Transcribe the listing in full, excluding any pictures.

- [Data]

********************

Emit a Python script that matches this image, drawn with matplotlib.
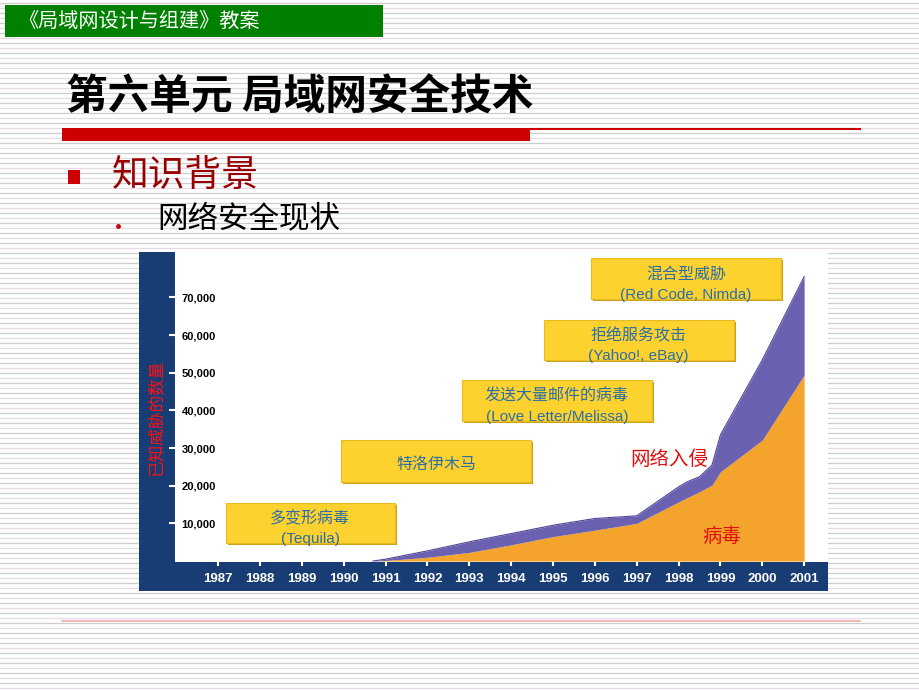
import matplotlib
matplotlib.use("Agg")
import matplotlib.pyplot as plt
from matplotlib.patches import Rectangle

W, H = 920, 690
CJK = ["Noto Sans CJK SC", "DejaVu Sans"]
LAT = ["Liberation Sans", "DejaVu Sans"]

# ---- data ----
years = [1990.7, 1991, 1992, 1993, 1994, 1995, 1996, 1997,
         1998, 1998.2, 1998.5, 1998.8, 1999, 2000, 2001]
virus = [0, 150, 1000, 2300, 4300, 6500, 8200, 10000,
         15700, 16800, 18400, 20200, 23700, 32100, 49400]
total = [0, 500, 2700, 5100, 7300, 9500, 11300, 12000,
         19700, 21000, 22400, 25500, 33500, 53400, 75500]
xticks = list(range(1987, 2002))
yticks = [10000, 20000, 30000, 40000, 50000, 60000, 70000]
ytick_labels = [f"{v:,}" for v in yticks]

ORANGE = "#F4A42C"
PURPLE = "#6A62B0"
NAVY = "#183C74"
YELLOW = "#FDD22E"
BOXTXT = "#2A6EA6"

fig = plt.figure(figsize=(9.2, 6.9), dpi=100)
fig.patch.set_facecolor("white")

# ---- slide background (pixel coordinates) ----
bg = fig.add_axes([0, 0, 1, 1], zorder=0)
bg.set_xlim(0, W); bg.set_ylim(H, 0); bg.axis("off")
for i, y in enumerate(range(3, H, 5)):
    bg.axhline(y, color="#CDCDCD" if i % 2 == 0 else "#E6D8E6", lw=0.9, zorder=0.5)

# green header
bg.add_patch(Rectangle((5, 5), 378, 32, facecolor="#008000", edgecolor="none", zorder=3))
bg.text(18, 21, "《局域网设计与组建》教案", color="white", fontsize=14.5,
        family=CJK, va="center", ha="left", zorder=4)

# title + red rule
bg.text(66, 98, "第六单元 局域网安全技术", fontsize=30, family=CJK,
        fontweight="bold", va="center", ha="left", color="black", zorder=4)
bg.add_patch(Rectangle((62, 128), 468, 13, facecolor="#CC0000", edgecolor="none", zorder=3))
bg.plot([530, 860], [129, 129], color="#CC0000", lw=1.5, zorder=3)

# bullets
bg.add_patch(Rectangle((68, 170), 12, 14, facecolor="#CC0000", edgecolor="none", zorder=3))
bg.text(112, 175, "知识背景", fontsize=26.5, family=CJK, color="#990000",
        va="center", ha="left", zorder=4)
bg.plot([118], [226], "o", color="#CC0000", ms=2.5, zorder=3)
bg.text(157, 220, "网络安全现状", fontsize=22, family=CJK, color="black",
        va="center", ha="left", zorder=4)

# bottom thin rule
bg.plot([62, 860], [621, 621], color="#F2A8A8", lw=1.2, zorder=3)

# navy chart frame
bg.add_patch(Rectangle((139, 252), 689, 339, facecolor=NAVY, edgecolor="none", zorder=3))
bg.text(156, 418, "已知威胁的数量", rotation=90, color="#FF1010", fontsize=12,
        family=CJK, va="center", ha="center", zorder=4)

# ---- chart ----
L, R, T, B = 175, 828, 252, 562
ax = fig.add_axes([L / W, (H - B) / H, (R - L) / W, (B - T) / H], zorder=2)
ax.set_facecolor("white")
ax.fill_between(years, 0, virus, color=ORANGE, lw=0)
ax.fill_between(years, virus, total, color=PURPLE, lw=0)
ax.plot(years, total, color="#4E4596", lw=0.8)
ax.set_xlim(1985.97, 2001.57)
ax.set_ylim(-250, 82050)
for s in ax.spines.values():
    s.set_visible(False)
ax.set_xticks(xticks)
ax.set_xticklabels([str(y) for y in xticks], family=LAT, fontsize=9.5,
                   fontweight="bold", color="white")
ax.set_yticks(yticks)
ax.set_yticklabels(ytick_labels, family=LAT, fontsize=8, fontweight="bold",
                   color="black")
ax.tick_params(axis="x", direction="out", length=3, width=1.5, color="white", pad=5)
ax.tick_params(axis="y", direction="out", length=4, width=1.5, color="white", pad=-33.5)

# ---- annotations overlay ----
ov = fig.add_axes([0, 0, 1, 1], zorder=5)
ov.set_xlim(0, W); ov.set_ylim(H, 0); ov.axis("off")
ov.patch.set_alpha(0)

boxes = [
    ((226, 503, 169, 40), "多变形病毒", "(Tequila)", 310),
    ((341, 440, 190, 42), "特洛伊木马", None, 436),
    ((462, 380, 190, 41), "发送大量邮件的病毒", "(Love Letter/Melissa)", 557),
    ((544, 320, 190, 40), "拒绝服务攻击", "(Yahoo!, eBay)", 638),
    ((591, 258, 190, 41), "混合型威胁", "(Red Code, Nimda)", 686),
]
for (x, y, w, h), cn, en, cx in boxes:
    ov.add_patch(Rectangle((x + 2, y + 2), w, h, facecolor="#C9A21A", edgecolor="none"))
    ov.add_patch(Rectangle((x, y), w, h, facecolor=YELLOW, edgecolor="#E7BC22", lw=0.8))
    if en is None:
        ov.text(cx, y + h / 2 + 3, cn, fontsize=11.5, family=CJK, color=BOXTXT,
                ha="center", va="center")
    else:
        ov.text(cx, y + 16, cn, fontsize=11.5, family=CJK, color=BOXTXT,
                ha="center", va="center")
        ov.text(cx, y + h - 4, en, fontsize=11, family=LAT, color=BOXTXT,
                ha="center", va="center")

ov.text(669, 459, "网络入侵", fontsize=14, family=CJK, color="#E01010",
        ha="center", va="center")
ov.text(722, 537, "病毒", fontsize=14, family=CJK, color="#E01010",
        ha="center", va="center")

fig.savefig("out.png", dpi=100, facecolor="white")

********************

- [Answer]
Emit a Python script that matches this image, drawn with matplotlib.
import matplotlib
matplotlib.use("Agg")
import matplotlib.pyplot as plt
from matplotlib.patches import Rectangle

W, H = 920, 690
CJK = ["Noto Sans CJK SC", "DejaVu Sans"]
LAT = ["Liberation Sans", "DejaVu Sans"]

# ---- data ----
years = [1990.7, 1991, 1992, 1993, 1994, 1995, 1996, 1997,
         1998, 1998.2, 1998.5, 1998.8, 1999, 2000, 2001]
virus = [0, 150, 1000, 2300, 4300, 6500, 8200, 10000,
         15700, 16800, 18400, 20200, 23700, 32100, 49400]
total = [0, 500, 2700, 5100, 7300, 9500, 11300, 12000,
         19700, 21000, 22400, 25500, 33500, 53400, 75500]
xticks = list(range(1987, 2002))
yticks = [10000, 20000, 30000, 40000, 50000, 60000, 70000]
ytick_labels = [f"{v:,}" for v in yticks]

ORANGE = "#F4A42C"
PURPLE = "#6A62B0"
NAVY = "#183C74"
YELLOW = "#FDD22E"
BOXTXT = "#2A6EA6"

fig = plt.figure(figsize=(9.2, 6.9), dpi=100)
fig.patch.set_facecolor("white")

# ---- slide background (pixel coordinates) ----
bg = fig.add_axes([0, 0, 1, 1], zorder=0)
bg.set_xlim(0, W); bg.set_ylim(H, 0); bg.axis("off")
for i, y in enumerate(range(3, H, 5)):
    bg.axhline(y, color="#CDCDCD" if i % 2 == 0 else "#E6D8E6", lw=0.9, zorder=0.5)

# green header
bg.add_patch(Rectangle((5, 5), 378, 32, facecolor="#008000", edgecolor="none", zorder=3))
bg.text(18, 21, "《局域网设计与组建》教案", color="white", fontsize=14.5,
        family=CJK, va="center", ha="left", zorder=4)

# title + red rule
bg.text(66, 98, "第六单元 局域网安全技术", fontsize=30, family=CJK,
        fontweight="bold", va="center", ha="left", color="black", zorder=4)
bg.add_patch(Rectangle((62, 128), 468, 13, facecolor="#CC0000", edgecolor="none", zorder=3))
bg.plot([530, 860], [129, 129], color="#CC0000", lw=1.5, zorder=3)

# bullets
bg.add_patch(Rectangle((68, 170), 12, 14, facecolor="#CC0000", edgecolor="none", zorder=3))
bg.text(112, 175, "知识背景", fontsize=26.5, family=CJK, color="#990000",
        va="center", ha="left", zorder=4)
bg.plot([118], [226], "o", color="#CC0000", ms=2.5, zorder=3)
bg.text(157, 220, "网络安全现状", fontsize=22, family=CJK, color="black",
        va="center", ha="left", zorder=4)

# bottom thin rule
bg.plot([62, 860], [621, 621], color="#F2A8A8", lw=1.2, zorder=3)

# navy chart frame
bg.add_patch(Rectangle((139, 252), 689, 339, facecolor=NAVY, edgecolor="none", zorder=3))
bg.text(156, 418, "已知威胁的数量", rotation=90, color="#FF1010", fontsize=12,
        family=CJK, va="center", ha="center", zorder=4)

# ---- chart ----
L, R, T, B = 175, 828, 252, 562
ax = fig.add_axes([L / W, (H - B) / H, (R - L) / W, (B - T) / H], zorder=2)
ax.set_facecolor("white")
ax.fill_between(years, 0, virus, color=ORANGE, lw=0)
ax.fill_between(years, virus, total, color=PURPLE, lw=0)
ax.plot(years, total, color="#4E4596", lw=0.8)
ax.set_xlim(1985.97, 2001.57)
ax.set_ylim(-250, 82050)
for s in ax.spines.values():
    s.set_visible(False)
ax.set_xticks(xticks)
ax.set_xticklabels([str(y) for y in xticks], family=LAT, fontsize=9.5,
                   fontweight="bold", color="white")
ax.set_yticks(yticks)
ax.set_yticklabels(ytick_labels, family=LAT, fontsize=8, fontweight="bold",
                   color="black")
ax.tick_params(axis="x", direction="out", length=3, width=1.5, color="white", pad=5)
ax.tick_params(axis="y", direction="out", length=4, width=1.5, color="white", pad=-33.5)

# ---- annotations overlay ----
ov = fig.add_axes([0, 0, 1, 1], zorder=5)
ov.set_xlim(0, W); ov.set_ylim(H, 0); ov.axis("off")
ov.patch.set_alpha(0)

boxes = [
    ((226, 503, 169, 40), "多变形病毒", "(Tequila)", 310),
    ((341, 440, 190, 42), "特洛伊木马", None, 436),
    ((462, 380, 190, 41), "发送大量邮件的病毒", "(Love Letter/Melissa)", 557),
    ((544, 320, 190, 40), "拒绝服务攻击", "(Yahoo!, eBay)", 638),
    ((591, 258, 190, 41), "混合型威胁", "(Red Code, Nimda)", 686),
]
for (x, y, w, h), cn, en, cx in boxes:
    ov.add_patch(Rectangle((x + 2, y + 2), w, h, facecolor="#C9A21A", edgecolor="none"))
    ov.add_patch(Rectangle((x, y), w, h, facecolor=YELLOW, edgecolor="#E7BC22", lw=0.8))
    if en is None:
        ov.text(cx, y + h / 2 + 3, cn, fontsize=11.5, family=CJK, color=BOXTXT,
                ha="center", va="center")
    else:
        ov.text(cx, y + 16, cn, fontsize=11.5, family=CJK, color=BOXTXT,
                ha="center", va="center")
        ov.text(cx, y + h - 4, en, fontsize=11, family=LAT, color=BOXTXT,
                ha="center", va="center")

ov.text(669, 459, "网络入侵", fontsize=14, family=CJK, color="#E01010",
        ha="center", va="center")
ov.text(722, 537, "病毒", fontsize=14, family=CJK, color="#E01010",
        ha="center", va="center")

fig.savefig("out.png", dpi=100, facecolor="white")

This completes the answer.